# product slideshow on tv screen



## texoil (Jul 25, 2006)

I have a client that wants to have product pictures on a CD so that she can play them on a TV in her store.  What all is involved in this?  My client mentioned getting a tv with the DVD player in it.  Will a DVD player do that?  I would think it would have to be a Powerpoint slide or sort executed by a pc.  


Thanks


Great site!!!!


----------



## zedin (Jul 25, 2006)

Well you should be able to make a slideshow with any DVD movie authoring software I would imagine.  Just setup a sequence of images with a time delay (sorta like the copyright warning message I would assume).


----------



## Christos_2006 (Jul 25, 2006)

You can look into Pro Show Gold. It will do what you need.
http://www.photodex.com/products/


----------



## EBphotography (Jul 25, 2006)

ProShow Gold is god and I recommend anyone in that business doing that. It can make DVD's, Auto Play CD's, all kinds of things.  Good suggestion.


----------



## niccig (Jul 26, 2006)

I ran across this article a while back:

http://www.kenrockwell.com/tech/video-out.htm

It seems like it may apply to your client.  Please note that I've never tried to display images on a tv, this just seemed like it might be helpful.


----------



## the_jersey_lilly_2000 (Aug 3, 2006)

I've tried several photo slide show programs and still havne't found one that is simple to operate that will do the dvd's. Out of numerous attempts, and programs, I purchased Nero's program and it still would not play in dvd's. Then you get into the problem of some dvd players don't read picture formats from dvds that youve burned on your computer. this is somethin that has aggrivated me now for goin on 3 years. I put together a picture/music cd to send out at Christmas instead of the traditional card or letter of "how your family is doin" so  much neater with pictures. But it's a major headache to do it.


----------



## texoil (Aug 3, 2006)

the more I look into this the more I dont want to do it! LOL  This could be a definate headache buy we'll see where it goes.


----------



## EBphotography (Aug 4, 2006)

Slideshows and projects similar to this often are buggy and aggravating!


----------



## YYphoto (Aug 21, 2006)

DVD SlideShow Builder is not bad for making a slideshow that can be played on TV.


----------



## pipinsmurf (Nov 7, 2006)

I've used PhotoVidShow to do something similar to what you want. It created a picture slideshow dvd which worked on a dvd player, but i switched off the dvd menus from the app so when it plays it just loops the slideshow for-ever. I found it quite easy to use.

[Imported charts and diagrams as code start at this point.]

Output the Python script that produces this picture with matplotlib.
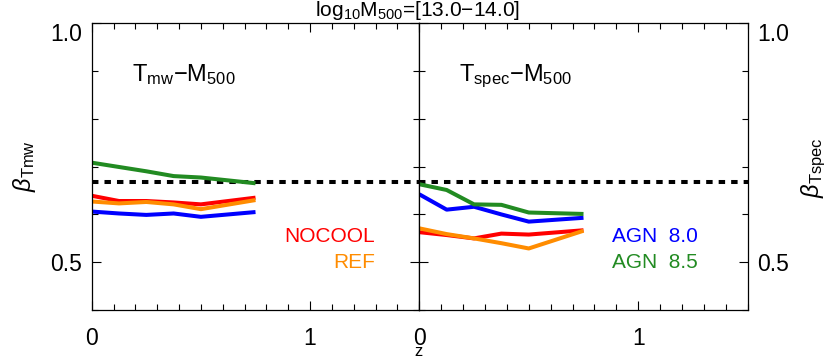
import matplotlib
matplotlib.use("Agg")
import matplotlib.pyplot as plt
from matplotlib.ticker import MultipleLocator, FixedLocator

plt.rcParams['font.family'] = ['Liberation Sans', 'DejaVu Sans']
plt.rcParams['mathtext.fontset'] = 'custom'
plt.rcParams['mathtext.rm'] = 'Liberation Sans'
plt.rcParams['mathtext.it'] = 'Liberation Sans:italic'
plt.rcParams['mathtext.bf'] = 'Liberation Sans:bold'

# redshifts
z = [0.0, 0.125, 0.25, 0.375, 0.5, 0.75]

# Tmw - M500 slopes
tmw_nocool = [0.639, 0.628, 0.628, 0.625, 0.621, 0.635]
tmw_ref    = [0.627, 0.623, 0.626, 0.621, 0.611, 0.630]
tmw_agn80  = [0.606, 0.602, 0.599, 0.602, 0.595, 0.605]
tmw_agn85  = [0.708, 0.699, 0.690, 0.680, 0.677, 0.665]

# Tspec - M500 slopes
tsp_nocool = [0.563, 0.557, 0.550, 0.560, 0.558, 0.567]
tsp_ref    = [0.571, 0.559, 0.550, 0.540, 0.529, 0.566]
tsp_agn80  = [0.642, 0.610, 0.616, 0.600, 0.585, 0.593]
tsp_agn85  = [0.663, 0.651, 0.621, 0.620, 0.604, 0.601]

self_similar = 2.0 / 3.0

c_nocool = '#ff0000'
c_ref = '#ff8c00'
c_agn80 = '#0000ff'
c_agn85 = '#228b22'

W, H = 830, 361
fig = plt.figure(figsize=(W / 100, H / 100), dpi=100)
x0, x1, x2 = 91.7, 419.3, 747.7
yt, yb = 22.7, 310.3
axL = fig.add_axes([x0 / W, 1 - yb / H, (x1 - x0) / W, (yb - yt) / H])
axR = fig.add_axes([x1 / W, 1 - yb / H, (x2 - x1) / W, (yb - yt) / H])

lw = 2.9
for ax, data in [(axL, (tmw_nocool, tmw_ref, tmw_agn80, tmw_agn85)),
                 (axR, (tsp_nocool, tsp_ref, tsp_agn80, tsp_agn85))]:
    ax.set_xlim(0, 1.5)
    ax.set_ylim(0.4, 1.0)
    ax.axhline(self_similar, color='k', lw=2.9, ls=(0, (1.6, 1.5)), zorder=1)
    for vals, c in zip(data, (c_nocool, c_ref, c_agn80, c_agn85)):
        ax.plot(z, vals, color=c, lw=lw, solid_capstyle='butt', zorder=2)
    ax.xaxis.set_major_locator(FixedLocator([0, 1]))
    ax.xaxis.set_minor_locator(MultipleLocator(0.1))
    ax.yaxis.set_major_locator(FixedLocator([0.5, 1.0]))
    ax.yaxis.set_minor_locator(MultipleLocator(0.1))
    ax.tick_params(which='both', direction='in', top=True, right=True,
                   width=0.8, labelsize=16.5)
    ax.tick_params(which='major', length=6.5)
    ax.tick_params(which='minor', length=4)
    ax.tick_params(axis='x', pad=12)
    ax.tick_params(axis='y', pad=7)
    for s in ax.spines.values():
        s.set_linewidth(0.9)

axL.set_xticklabels(['0', '1'])
axL.set_yticklabels(['0.5', '1.0'])
axR.set_xticklabels(['0', '1'])
axR.tick_params(axis='y', labelleft=False, labelright=True)
axR.set_yticklabels(['0.5', '1.0'])
axL.get_yticklabels()[1].set_verticalalignment('top')
axR.get_yticklabels()[1].set_verticalalignment('top')

# panel labels
axL.text(0.183, 0.878, r'T$_{\rm mw}$$-$M$_{500}$', fontsize=17, ha='left', va='baseline')
axR.text(0.183, 0.878, r'T$_{\rm spec}$$-$M$_{500}$', fontsize=17, ha='left', va='baseline')

# legend texts
axL.text(1.296, 0.555, 'NOCOOL', color=c_nocool, fontsize=15, ha='right', va='center')
axL.text(1.296, 0.499, 'REF', color=c_ref, fontsize=15, ha='right', va='center')
axR.text(0.88, 0.555, 'AGN  8.0', color=c_agn80, fontsize=15, ha='left', va='center')
axR.text(0.88, 0.499, 'AGN  8.5', color=c_agn85, fontsize=15, ha='left', va='center')

# axis labels
fig.text(24 / W, 1 - 166 / H, r'$\beta_{\rm Tmw}$', fontsize=17, rotation=90, ha='center', va='center')
fig.text(814 / W, 1 - 168 / H, r'$\beta_{\rm Tspec}$', fontsize=17, rotation=90, ha='center', va='center')
fig.text(418 / W, 1 - 11 / H, r'log$_{10}$M$_{500}$=[13.0$-$14.0]', fontsize=15, ha='center', va='center')
fig.text(418 / W, 1 - 352 / H, 'z', fontsize=12, ha='center', va='center')

fig.savefig('out.png', dpi=100)
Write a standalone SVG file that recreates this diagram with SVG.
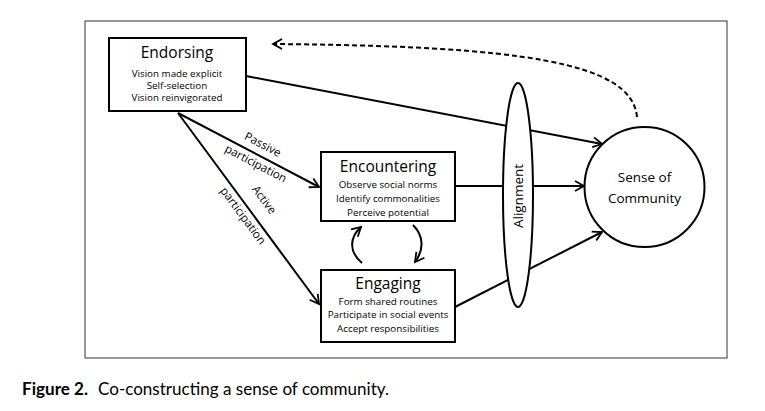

http://www.photo-dvd-slideshow.co.uk:hail:


----------



## uberben (Nov 7, 2006)

Christos_2006 said:
			
		

> You can look into Pro Show Gold. It will do what you need.
> http://www.photodex.com/products/




I give this product another :thumbup: :thumbup: , I use it a lot for demo dvd's to promote my wedding photos to prospects. I haven't had any problems with it and it makes some clean presentations.


----------